Toplumda çok sayıda parçalanmış ailenin olduğunu ve insanların evliliklerini kurtarmak için adeta sihirli bir değnek aradığını dile getiren Damla, “Önümüzde rol modellerimiz var. Tek çare Peygamberimizi sünneti. Özellikle Hz. Hatice ve Hz. Ayşe, bize rol model. Onlar bizim için adeta yaşam koçu. Madem Müslümanız onları örnek almalıyız. Ama toplum bunu bilmiyor. Gençlerimize tanıtmamız lazım.” ifadesini kullandı.
“HZ. HATİCE’YE 25 YIL SADAKATLA BAĞLI KALDI”

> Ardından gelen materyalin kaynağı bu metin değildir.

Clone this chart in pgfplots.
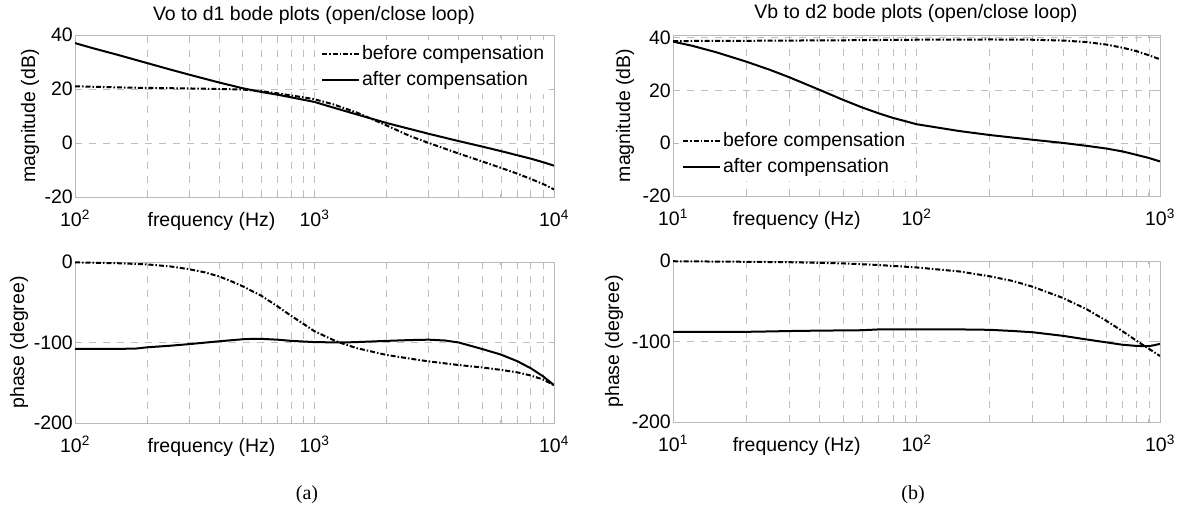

Hz. Peygamber’in, Hz. Hatice ile evliliğinde çok büyük bir fedakârlık ve örnekler olduğunu belirten Nurdan Damla konuşmasını şöyle sürdürdü; “Evlenecek her gencin, Peygamberimizin, Hz. Hatice olan 25 yıllık evliliğini, iki tarafın da sorumluluğunu, fedakârlığını ve sadakatini bilmesi gerekir. Peygamberimize çok teklif geliyor, güzel ve genç kızlardan ama kabul etmiyor. Hatice’ye, ‘sen bana yetersin’ diyor. İşte sadakat budur. Peygamberimizin, İslamiyet’in daha çok yayılması için yapılan evlilikleri 55 yaşından sonra olmuştur. Gençken Hz. Hatice’ye sadık kalmıştır. Böyle bir yuva cennetten bir köşe olur. Yeryüzünün en muhteşem evliliği. Evlilik, ebedi sırdaşlık ve en büyük yoldaşlıktır. Evliliklerini dürüstlük üzerine kurmuşlar. Savaşa giderken bir eşlerini yanında götürmüş. Peygamberlik geldiğinde ilk Hz. Hatice inanmış. Arkasında olmuş ve desteklemiştir. Evlilikte dürüstlük, sadakat ve fedakârlıkla ayakta kalır. İnsan kalbini rahatlatan tek kurum evlilik kurumudur. Hayatın yükünü birlikte hafifletmek, sorunları birlikte çözmek çok önemli.”